Он решил ехать в Брёль. Там можно и поужинать в кафе у замка, а потом и прогуляться по замку или вокруг одного из озер. С этой мыслью он сел в машину и включил двигатель. Пусть ему приходилось считать каждый грош, машину он не продавал, не желая поступиться свободой передвижений.
Он опустил стекло, хотя в салоне работал кондиционер. Свежий ветер, наполненный ароматом клубничных полей, ворошил ему волосы. Он сделал глубокий вдох. Иногда для счастья нужно совсем немного. Он включил радио. Тина Тернер. Почему бы и нет? И стал подпевать, отстукивая пальцем ритм по рулю. Это помогало забыться.
Глава 3
«Полиция продолжает расследование убийства восемнадцатилетней Симоны Редлеф из Хохенкирхена. На данный момент сыщики не напали на след убийцы. Объявлено вознаграждение в 5000 евро тому, кто предоставит информацию, содействующую скорейшему задержанию преступника. По словам главного комиссара криминальной полиции округа Берта Мельцига, это злодейское преступление будет раскрыто. Идеальных преступлений, как утверждает Мельциг, не бывает. А между тем прослеживается четкая связь между аналогичными преступлениями на севере Германии (о чем говорилось в наших предыдущих сводках). В каждом из этих случаев убийца срезал волосы жертвы и похищал ее цепочку. „Следует полагать, — сказал Мельциг, — что нашейные цепочки являются для преступника объектом фетиша“».

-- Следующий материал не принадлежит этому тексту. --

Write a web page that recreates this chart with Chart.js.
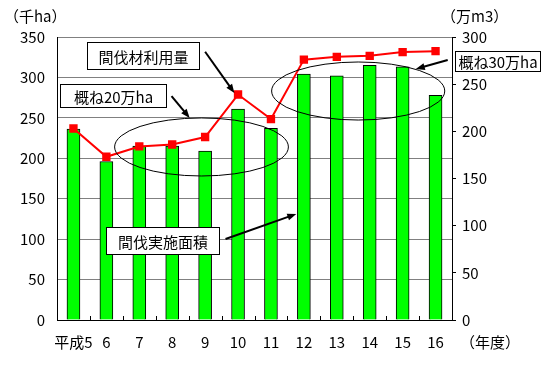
<!DOCTYPE html>
<html>
<head>
<meta charset="utf-8">
<script src="https://cdn.jsdelivr.net/npm/chart.js@4"></script>
<style>
  html, body { margin: 0; padding: 0; background: #fff; }
  #wrap { width: 543px; height: 365px; }
</style>
</head>
<body>
<div id="wrap"><canvas id="chart"></canvas></div>
<script>
const years = ['平成5', '6', '7', '8', '9', '10', '11', '12', '13', '14', '15', '16'];
const areaValues = [236, 196, 215, 215, 209, 261, 237, 304, 302, 315, 313, 278];   // 間伐実施面積 (千ha)
const timberValues = [203, 173, 184, 186, 194, 239, 213, 276, 279, 280, 284, 285]; // 間伐材利用量 (万m3)
const leftMax = 350;
const rightMax = 300;
const tickStep = 50;

const FONT = '"Noto Sans CJK JP", "Noto Sans", sans-serif';

// callouts, in data units (x = category index, y = left axis value)
const boxes = [
  { text: '間伐材利用量', x0: 0.42, x1: 3.80, y0: 343.8, y1: 310.4 },
  { text: '概ね20万ha', x0: -0.40, x1: 2.80, y0: 291.9, y1: 263.4 },
  { text: '概ね30万ha', x0: 11.60, x1: 14.16, y0: 333.0, y1: 308.3 },
  { text: '間伐実施面積', x0: 1.00, x1: 4.41, y0: 115.0, y1: 81.6 }
];
const arrows = [
  { x0: 4.00, y0: 331.8, x1: 4.89, y1: 280.7 },
  { x0: 2.98, y0: 277.0, x1: 3.53, y1: 249.8 },
  { x0: 11.37, y0: 321.5, x1: 10.40, y1: 310.4 },
  { x0: 4.62, y0: 100.2, x1: 6.77, y1: 131.1 }
];
const ellipses = [
  { cx: 3.89, cy: 214.0, rx: 2.64, ry: 35.9 },
  { cx: 8.65, cy: 283.2, rx: 2.63, ry: 35.9 }
];

const extras = {
  id: 'extras',
  afterDraw(chart) {
    const ctx = chart.ctx;
    const xs = chart.scales.x;
    const ys = chart.scales.y;
    const area = chart.chartArea;
    const px = v => xs.getPixelForValue(v);
    const py = v => ys.getPixelForValue(v);

    ctx.save();
    // small inward ticks between categories
    ctx.strokeStyle = '#000';
    ctx.lineWidth = 1;
    for (let i = 0; i <= years.length; i++) {
      const x = Math.round(px(i - 0.5)) + 0.5;
      ctx.beginPath();
      ctx.moveTo(x, area.bottom);
      ctx.lineTo(x, area.bottom - 4);
      ctx.stroke();
    }

    // unit labels
    ctx.fillStyle = '#000';
    ctx.font = '15px ' + FONT;
    ctx.textBaseline = 'middle';
    ctx.textAlign = 'left';
    ctx.fillText('（千ha）', 4, 16);
    ctx.fillText('（万m3）', 441, 16);
    ctx.fillText('（年度）', 460, 342);

    // ellipses
    ctx.lineWidth = 1;
    ellipses.forEach(e => {
      const cx = px(e.cx), cy = py(e.cy);
      const rx = px(e.cx + e.rx) - cx;
      const ry = cy - py(e.cy + e.ry);
      ctx.beginPath();
      ctx.ellipse(cx, cy, rx, ry, 0, 0, Math.PI * 2);
      ctx.stroke();
    });

    // arrows
    arrows.forEach(a => {
      const x0 = px(a.x0), y0 = py(a.y0), x1 = px(a.x1), y1 = py(a.y1);
      const ang = Math.atan2(y1 - y0, x1 - x0);
      const head = 9;
      ctx.lineWidth = 2;
      ctx.beginPath();
      ctx.moveTo(x0, y0);
      ctx.lineTo(x1 - Math.cos(ang) * head * 0.8, y1 - Math.sin(ang) * head * 0.8);
      ctx.stroke();
      ctx.beginPath();
      ctx.moveTo(x1, y1);
      ctx.lineTo(x1 - head * Math.cos(ang) + 3.5 * Math.sin(ang), y1 - head * Math.sin(ang) - 3.5 * Math.cos(ang));
      ctx.lineTo(x1 - head * Math.cos(ang) - 3.5 * Math.sin(ang), y1 - head * Math.sin(ang) + 3.5 * Math.cos(ang));
      ctx.closePath();
      ctx.fill();
    });

    // text boxes
    ctx.lineWidth = 1;
    ctx.textAlign = 'center';
    boxes.forEach(b => {
      const x0 = Math.round(px(b.x0)) + 0.5, x1 = Math.round(px(b.x1)) + 0.5;
      const y0 = Math.round(py(b.y0)) + 0.5, y1 = Math.round(py(b.y1)) + 0.5;
      ctx.fillStyle = '#fff';
      ctx.fillRect(x0, y0, x1 - x0, y1 - y0);
      ctx.strokeRect(x0, y0, x1 - x0, y1 - y0);
      ctx.fillStyle = '#000';
      ctx.fillText(b.text, (x0 + x1) / 2, (y0 + y1) / 2 + 1);
    });
    ctx.restore();
  }
};

new Chart(document.getElementById('chart'), {
  data: {
    labels: years,
    datasets: [
      {
        type: 'line',
        label: '間伐材利用量',
        data: timberValues,
        yAxisID: 'y1',
        order: 0,
        borderColor: '#ff0000',
        borderWidth: 2,
        pointStyle: 'rect',
        pointRadius: 4.5,
        pointBackgroundColor: '#ff0000',
        pointBorderColor: '#ff0000',
        tension: 0
      },
      {
        type: 'bar',
        label: '間伐実施面積',
        data: areaValues,
        yAxisID: 'y',
        order: 1,
        backgroundColor: '#00ff00',
        borderColor: '#000',
        borderWidth: 1,
        barThickness: 13
      }
    ]
  },
  options: {
    responsive: true,
    maintainAspectRatio: false,
    animation: false,
    layout: { padding: { top: 37, left: 0, right: 0, bottom: 0 } },
    plugins: { legend: { display: false }, tooltip: { enabled: false } },
    scales: {
      x: {
        offset: true,
        grid: { display: false },
        border: { display: true, color: '#000', width: 1 },
        ticks: { color: '#000', font: { size: 15, family: FONT }, padding: 5, maxRotation: 0, autoSkip: false },
        afterFit: s => { s.height = 45; }
      },
      y: {
        position: 'left',
        min: 0,
        max: leftMax,
        ticks: { stepSize: tickStep, color: '#000', font: { size: 15, family: FONT }, padding: 12 },
        grid: { color: '#808080', drawTicks: false },
        border: { color: '#000', width: 1 },
        afterFit: s => { s.width = 57; }
      },
      y1: {
        position: 'right',
        min: 0,
        max: rightMax,
        ticks: { stepSize: tickStep, color: '#000', font: { size: 15, family: FONT }, padding: 6 },
        grid: { drawOnChartArea: false, color: '#000', tickLength: 4 },
        border: { color: '#000', width: 1 },
        afterFit: s => { s.width = 91; }
      }
    }
  },
  plugins: [extras]
});
</script>
</body>
</html>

Скомкав газету, Берт Мельциг швырнул ее на стол:
— Что за болваны!
Комиссар налил себе вторую чашку кофе и вышел в патио, где со стоном опустился на стул. Но едва он сел, ему тут же захотелось вскочить, и он с трудом подавил в себе это желание и остался на месте: надо держать себя в руках, а то так недалеко и до инфаркта, как говорил Элиас — его лучший друг, партнер по теннису и врач.
Нет, Элиас не надоедал ему советами поберечь здоровье, он походя ронял пару слов на эту тему, и оттого они лишь крепче застревали в голове у друга.
— Мы все умрем, — обыкновенно отвечал Берт, тоже как бы между прочим.
— Разумеется. Но некоторые умрут скорее.
В этом был весь Элиас. Последнее слово всегда оставалось за ним.
Берт помешал кофе. Жена и дети уехали повидать ее родителей на выходные, и ему представился редкий шанс подумать в тишине. Но вчера вечером, когда они уехали, он открыл бутылку красного вина. А затем еще одну. И в мыслях наступил разброд.
А теперь еще эта газета с утра пораньше, субботний выпуск. Как будто больной головы ему не хватает.
— Чертовы газетчики, — рычал он, — будьте вы прокляты!
Мысли вслух — дурная, но неодолимая привычка, которой он страдал с детства. Все, кто знал его, особенно коллеги, привыкли, что он разговаривает сам с собой. Если комиссар думал вслух в их присутствии, они без удивления оставляли его одного и ждали, пока он закончит.
— А я ведь к ним хорошо отношусь, к этим пронырам. Я всегда даю им информацию, когда они просят. В знак благодарности могли хотя бы не перевирать мои слова! Разве это так трудно?
Да будь он пьян как свинья, не сказал бы, что не бывает идеальных преступлений. Конечно бывает! И будут. Сколько убийств, изнасилований и злоупотреблений остаются безнаказанными! Да и о следах убийцы он ничего такого не говорил. Нет, следов не было, но догадки кое-какие имелись. И все равно — газетчики вечно приписывали ему слова, которые он не произносил. И пусть он знал, как редки во времена желтого журнализма статьи, основанные на тщательном изучении фактов, он всегда испытывал разочарование, общаясь с людьми, которые ради красного словца готовы были пойти против правды.